Теофея проявляет бескорыстие, не свойственное женщине её воспитания и положения, она отказывает влюбленному в неё вельможе, бросающему к её ногам несметные сокровища, ради возможности стать свободной. К удивлению французского дипломата, спасшего её и надеявшегося на ответные чувства бывшей рабыни, она выказывает неожиданное целомудрие: «Я никогда не старался внушать ей благонравие, думалось мне, значит, склонность к целомудрию, которую я предполагал в ней, является следствием ее врожденных качеств, пробудившихся под влиянием случайно сказанных мною слов». И далее: «Разве несколько случайных замечаний о европейских обычаях могли зародить в вашем сердце столь благие устремления? Нет, нет, вы обязаны этим лишь самой себе, и ваше воспитание, которое сковывало эти устремления силою привычки, - не что иное, как невзгоды судьбы, за которые вас никак нельзя винить» (Прево 1997, с. 202; 205).
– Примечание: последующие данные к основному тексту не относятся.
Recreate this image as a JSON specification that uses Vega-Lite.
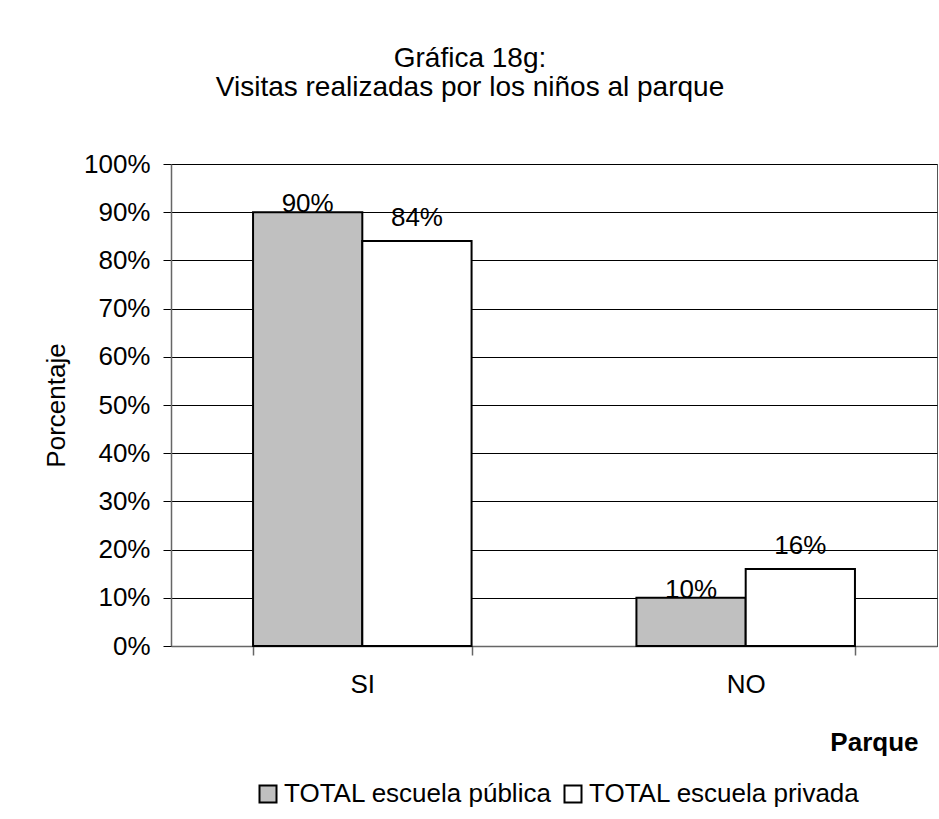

Автор романа искренне выражает свое восхищение Аиссе через обращение к героине своего произведения: «<…> я видел в ней теперь, не говоря о всех ее достоинствах, уже давно восхищавших меня, еще и существо, облагороженное тем именно величием, которым она пренебрегла, и достойное даже более высокого положения, чем могла приготовить ей судьба» (Прево 1997, с. 272). Удивительно, хотя вполне объяснимо (к моменту выхода романа А.-Ф. Прево «Письма…» Аиссе были опубликованы), но здесь писатель перефразирует Аиссе, которая в своих «Письмах …» сетует на то, что она достойна лучшей судьбы.

Подобное, казалось бы, нетипичное для наложницы поведение Теофеи транслирует глубокую идею, продиктованную жизнью и поступками самой Аиссе: невзирая на условия жизни, в которые человек попадает вне собственной воли и, в определенной степени, смиряется с ними, его внутренняя суть не разрушается, душа не развращается. С эстетическим инвариантом связано и то, что душевная чистота представлена в образе как имманентная, причем она сохраняется при условии, что она заложена в личности от рождения.